By Kate Thomas
HOUSTON, Oct. 2, 2001 — The California Public Utilities Commission on a 4-1 vote Tuesday defeated a controversial rate agreement state officials said was needed to issue a record $12.5 billion in power bonds.
State Treasurer Phil Angelides had warned a delay or defeat could postpone the bond issue until next year, possibly throwing state finances into turmoil. PUC Commissioner Geoffrey Brown, the measure’s lone supporter, said the state could be $9 billion “in the hole” next year and face a “tremendous cash crunch” if the rate proposal didn’t pass.
The proposed agreement set out a method of meeting the California Department of Water Resources’ revenue requirements for its power purchases on behalf of the state’s electric utilities. The payments would have been funded by California electricity customers and used as collateral to issue the bonds and to repay the interest.
The state proposed issuing bonds to repay $6 billion borrowed from the general fund to buy electricity beginning in January and to fund future power purchases. The DWR stepped into buy power after Pacific Gas & Electric Co. and Southern California Edison Co. couldn’t pay for wholesale power when prices skyrocketed. The utilities were caught between high prices and frozen retail rates.
PUC Pres. Loretta Lynch earlier signaled commissioners were not happy with the rate agreement. Tuesday she said it would keep the DWR in the power business for at least 15 years and force consumers to pay unnecessarily high prices under $43 billion worth of long-term contracts signed this summer.

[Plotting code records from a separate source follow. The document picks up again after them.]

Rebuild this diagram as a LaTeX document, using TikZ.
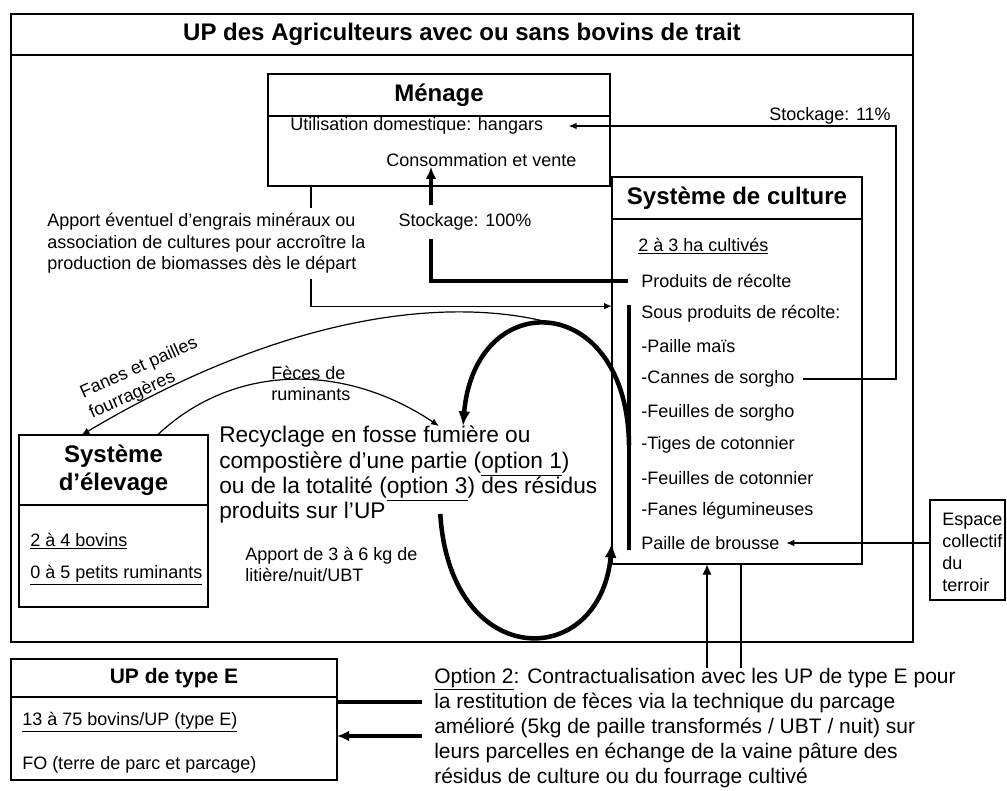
\documentclass[tikz,border=0pt]{standalone}
\usepackage{fontspec}
\setmainfont{Liberation Sans}
\usetikzlibrary{arrows.meta}
\tikzset{
  framebox/.style={draw,line width=0.9pt,inner sep=0pt,outer sep=0pt},
  headbox/.style={framebox,align=center,
                  font=\fontsize{18}{21}\selectfont\bfseries},
  bodybox/.style={framebox},
  txt/.style={inner sep=0pt,align=left,font=\fontsize{13.5}{16}\selectfont},
  bigtxt/.style={inner sep=0pt,align=left,font=\fontsize{17}{19}\selectfont},
  opttxt/.style={inner sep=0pt,align=left,font=\fontsize{15.75}{18.75}\selectfont},
  thinline/.style={line width=0.9pt},
  thinarr/.style={-{Latex[length=6pt,width=5pt]},line width=0.9pt},
  midline/.style={line width=2.2pt},
  midarr/.style={-{Latex[length=8pt,width=7pt]},line width=2.2pt},
  heavyline/.style={line width=3pt},
  heavyarr/.style={-{Latex[length=9pt,width=8pt]},line width=3pt},
  looparr/.style={-{Latex[length=11pt,width=9pt]},line width=3.4pt}
}

\begin{document}
\begin{tikzpicture}[x=0.75pt,y=-0.75pt,>=Latex]
  \useasboundingbox (0,0) rectangle (1007,791);
  % UP des agriculteurs
  \node[headbox,line width=1.2pt,minimum width=676.5pt,minimum height=30.75pt] (uphead) at (462,34.5)
    {UP des Agriculteurs avec ou sans bovins de trait};
  \node[bodybox,line width=1.2pt,minimum width=676.5pt,minimum height=440.25pt] (upbody) at (462,348.5) {};
  % Menage
  \node[headbox,minimum width=256.5pt,minimum height=31.5pt] (menhead) at (439,95) {Ménage};
  \node[bodybox,minimum width=256.5pt,minimum height=52.5pt] (menbody) at (439,151) {};
  \node[txt,anchor=west] (hangars) at (290,126) {Utilisation domestique: hangars};
  \node[txt,anchor=west] (conso) at (386,160) {Consommation et vente};
  % Systeme de culture
  \node[headbox,minimum width=187.5pt,minimum height=31.5pt] (culhead) at (737,198) {Système de culture};
  \node[bodybox,minimum width=187.5pt,minimum height=258.75pt] (culbody) at (737,391.5) {};
  \node[txt,anchor=west] (ha) at (638,246) {\underline{2 à 3 ha cultivés}};
  \foreach \name/\y/\entry in {prod/281/Produits de récolte,sous/314/Sous produits de récolte:,
      paille/346/-Paille maïs,cannes/379/-Cannes de sorgho,fsorgho/413/-Feuilles de sorgho,
      tiges/445/-Tiges de cotonnier,fcoton/478/-Feuilles de cotonnier,
      fanes/511/-Fanes légumineuses,brousse/543/Paille de brousse}
    \node[txt,anchor=west] (\name) at (641,\y) {\entry};
  % Systeme d'elevage
  \node[headbox,minimum width=141.75pt,minimum height=52.5pt] (elevhead) at (113.5,470) {Système\\d’élevage};
  \node[bodybox,minimum width=141.75pt,minimum height=76.5pt] (elevbody) at (113.5,556) {};
  \node[txt,anchor=west] (bovins) at (30,541) {\underline{2 à 4 bovins}};
  \node[txt,anchor=west] (petits) at (30,575) {\underline{0 à 5 petits ruminants}};
  % UP de type E
  \node[headbox,font=\fontsize{15.75}{18}\selectfont\bfseries,minimum width=244.5pt,minimum height=28.5pt]
    (ehead) at (174,678) {UP de type E};
  \node[bodybox,minimum width=244.5pt,minimum height=62.25pt] (ebody) at (174,738.5) {};
  \node[txt,anchor=west] (ebovins) at (22,722) {\underline{13 à 75 bovins/UP (type E)}};
  \node[txt,anchor=west] (fo) at (22,765) {FO (terre de parc et parcage)};
  % Espace collectif
  \node[bodybox,minimum width=56.25pt,minimum height=75pt] (espbox) at (967.5,550) {};
  \node[txt,anchor=west,font=\fontsize{13.5}{16.5}\selectfont] (esp) at (942,552) {Espace\\collectif\\du\\terroir};
  % free texts
  \node[txt,anchor=west,minimum height=52.5pt] (apport) at (47,243.5)
    {Apport éventuel d’engrais minéraux ou\\association de cultures pour accroître la\\production de biomasses dès le départ};
  \node[txt,minimum height=25.5pt] (stock100) at (465,222) {Stockage: 100\%};
  \node[txt,anchor=south east] (stock11) at (891,125) {Stockage: 11\%};
  \node[bigtxt,anchor=north west] (recyc) at (219,426)
    {Recyclage en fosse fumière ou\\compostière d’une partie (\underline{option 1})\\ou de la totalité (\underline{option 3}) des résidus\\produits sur l’UP};
  \node[txt,anchor=west,font=\fontsize{13.5}{15.75}\selectfont] (litiere) at (245,564.5) {Apport de 3 à 6 kg de\\litière/nuit/UBT};
  \node[txt,anchor=west,font=\fontsize{13.5}{15.75}\selectfont] (feces) at (271,383.5) {Fèces de\\ruminants};
  \node[txt,rotate=24,font=\fontsize{13.5}{16.5}\selectfont] (fourr) at (143.5,378.5) {Fanes et pailles\\fourragères};
  \node[opttxt,anchor=north west] (opt) at (434,668)
    {\underline{Option 2}: Contractualisation avec les UP de type E pour\\la restitution de fèces via la technique du parcage\\amélioré (5kg de paille transformés / UBT / nuit) sur\\leurs parcelles en échange de la vaine pâture des\\résidus de culture ou du fourrage cultivé};

  % connectors
  \coordinate (c11) at (896,126);
  \draw[thinarr] ([xshift=6pt]cannes.east) -| (c11) -- ([xshift=19pt]hangars.east);
  \coordinate (upx) at (431,0);
  \draw[heavyline] ([xshift=-10pt]prod.west) -| (upx |- stock100.south);
  \draw[heavyarr] (upx |- stock100.north) -- (upx |- conso.south);
  \coordinate (apx) at (311,0);
  \draw[thinline] (apx |- menbody.south) -- (apx |- apport.north);
  \draw[thinarr] (apx |- apport.south) |- ([yshift=64pt]culbody.west);
  \draw[heavyline] ([xshift=-9pt]sous.north west) -- ([xshift=-9pt]brousse.south west);
  \draw[looparr] ([xshift=-9pt]tiges.west) .. controls (627,290) and (475,285) ..
    ([xshift=183pt]recyc.north west);
  \draw[looparr] ([xshift=24pt,yshift=7.5pt]recyc.south) .. controls (450,672) and (600,672) ..
    (culbody.west |- brousse.west);
  \coordinate (looptop) at (568,328);
  \draw[thinarr] (looptop) .. controls (470,295) and (300,305) .. ([xshift=-24pt]elevhead.north);
  \draw[thinarr] ([xshift=33pt]elevhead.north) .. controls (230,366) and (340,360) .. ([xshift=165pt]recyc.north west);
  \draw[thinarr] (espbox.west |- brousse.west) -- ([xshift=5pt]brousse.east);
  \path ([xshift=204.75pt]opt.north west) coordinate (o2a)
        ([xshift=230.25pt]opt.north west) coordinate (o2b);
  \draw[midarr] (o2a) -- (o2a |- culbody.south);
  \draw[midline] (o2b) -- (o2b |- culbody.south);
  \path ([xshift=-9pt,yshift=-25.5pt]opt.north west) coordinate (o2l)
        ([xshift=-9pt,yshift=-51pt]opt.north west) coordinate (o2m);
  \draw[heavyline] (o2l) -- (o2l -| ebody.east);
  \draw[heavyarr] (o2m) -- (o2m -| ebody.east);
\end{tikzpicture}
\end{document}
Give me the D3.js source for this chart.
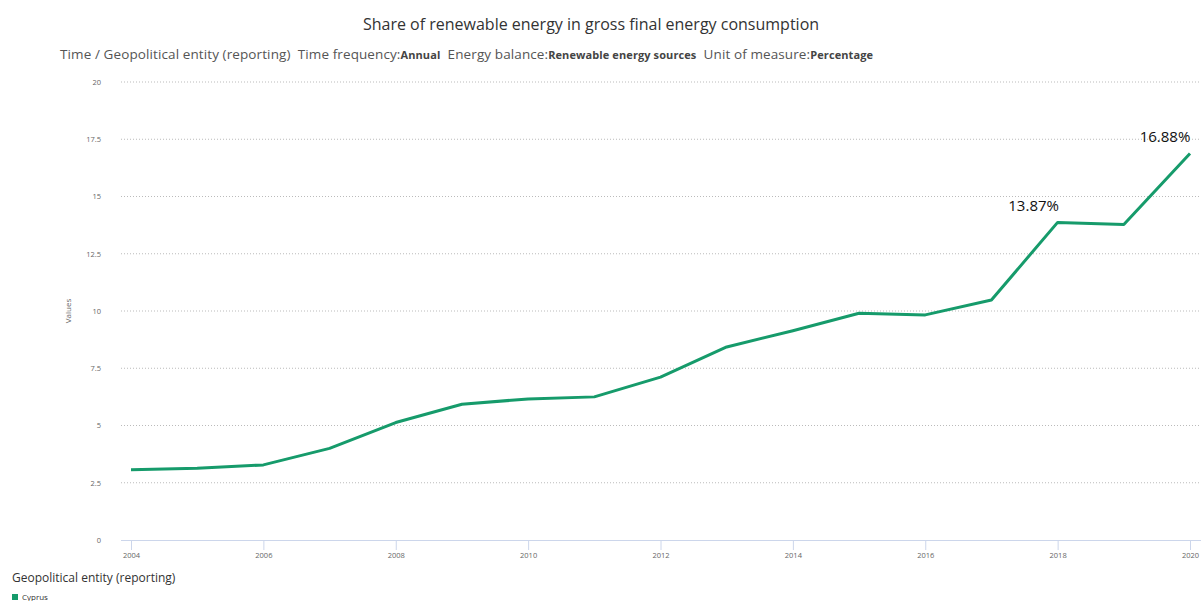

Commissioners also objected to provisions in the agreement that would force the PUC to relinquish its oversight role over whether electricity rates are just and reasonable. Commissioner Henry Duque said under the agreement the DWR would “serve as its own judge and jury for rates,” which he called unconstitutional. I can’t put my name on this agreement,” he said.
Commissioner Richard Bilas said he voted against the proposal because of onerous “take or pay” provisions in the DWR contracts that would force utilities to buy more expensive power than they could produce themselves. He likened the provisions to similar ones in natural gas contracts that took years to unwind.
Commissioners voting against the measure said they preferred an alternative approach that lawmakers passed but has yet to be signed by California Gov. Gray Davis. SB18XX offered more flexibility, Lynch said.
DWR said it needed to collect $12.6 billion from electric retail customers of the three major investor-owned utilities to cover purchases between January 2002 and Dec. 31, 2002. DWR said it determined its revenue requirement was just and reasonable based on competitive solicitation for power, cost-based recovery, and true-up provisions of forecasts to be made in the future.
But the agency has been criticized for signing what in retrospect appear to be high-cost contracts and for having hired consultants with alleged conflicts of interest.